В деревню Толстой приехал, движимый верой в совершенствование, и, видимо, она сильно поколебалась уже в первые месяцы его яснополянской жизни. «Исповедь» в некоторой степени проясняет, что вызвало у него тогда ощущение духовного тупика или распутья. (Это было в первый, но далеко не в последний раз.) В Казани (вспомним: «сообщенное мне с детства вероучение исчезло во мне») он перестал становиться на молитву и говеть, не ходил по собственному побуждению в церковь. Однако плыть по течению не мог. Ему очень хотелось стать лучше, чем он есть: физически, умственно и нравственно. Осуждая свои слабости с чрезмерной категоричностью, Толстой пишет в «Исповеди», что это было просто «стремление быть лучше перед людьми».
О том, как Лев Николаевич, возмещая почти заглохшее религиозное чувство, пробовал осуществить свой план «совершенствования вообще», косвенно свидетельствует одно из первых опубликованных его произведений, — повесть «Утро помещика». Принято считать, что она носит чисто автобиографический характер. На самом же деле Толстой всегда сохранял дистанцию между непосредственно пережитым и художественно воплощенным. С уверенностью можно говорить только о том, что требовался немалый запас жизненных впечатлений, чтобы описать неудачные опыты юного помещика князя Дмитрия Нехлюдова, который, решив посвятить себя служению общественному благу, вознамерился избавить своих крестьян от бедности, «дать довольство… исправить их пороки, порожденные невежеством и суеверием, развить их нравственность, заставить полюбить добро…».
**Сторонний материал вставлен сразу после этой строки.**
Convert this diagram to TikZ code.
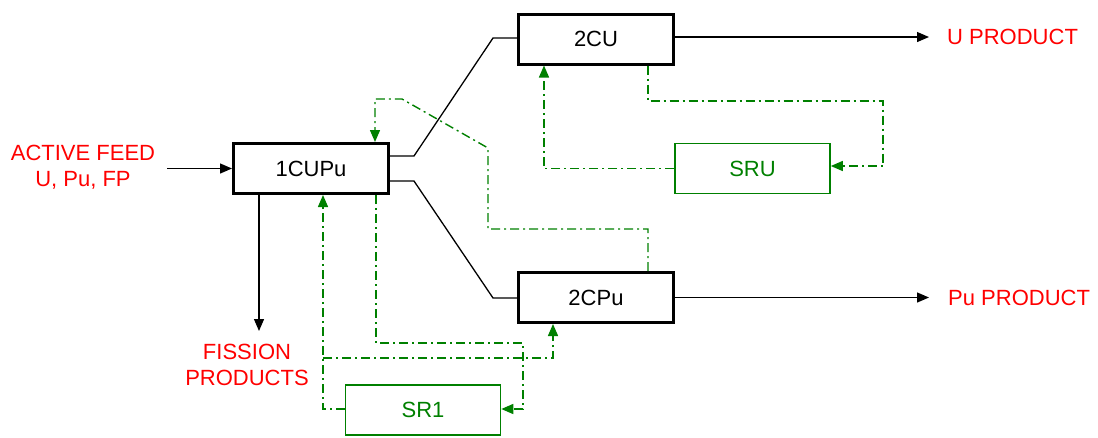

«Утро помещика» Толстой начал писать в 1852 году на Кавказе, и, стало быть, отображенные в повести впечатления относятся как раз к тому времени, когда он только привыкал к новой для себя роли владельца Ясной Поляны. Повесть была частью большого, но так и не осуществленного замысла, который в дневниках именуется «русским помещичьим романом с целью». Герой этого ненаписанного романа «ищет осуществления идеала счастия и справедливости в деревенском быту» — совсем как Нехлюдов, который с радостным волнением думает, что он «должен делать добро, чтоб быть счастливым», а добро видит в форме бескорыстного труда для облегчения участи народа, будто бы «простого, восприимчивого, неиспорченного». В романе главную роль должна была сыграть Она, которая и наводит героя на мысль, «что счастие состоит не в идеале, а в постоянном жизненном труде, имеющем целью счастие других». Эта не по годам умудренная девушка должна явиться в минуту, когда герой, окунувшись в деревенский быт, испытывает разочарование. Примерно такое же, которое испытал Толстой на старости лет, вспоминая о своих либеральных начинаниях: единственное, что он из них вынес, — ощущение пропасти между мужиками и барством. «Ходил в простом платье, слышал: „Господишки“. В глаза: „Век за вас буду Богу молиться, благодетель“. А как отойдешь, ругают. И это естественно».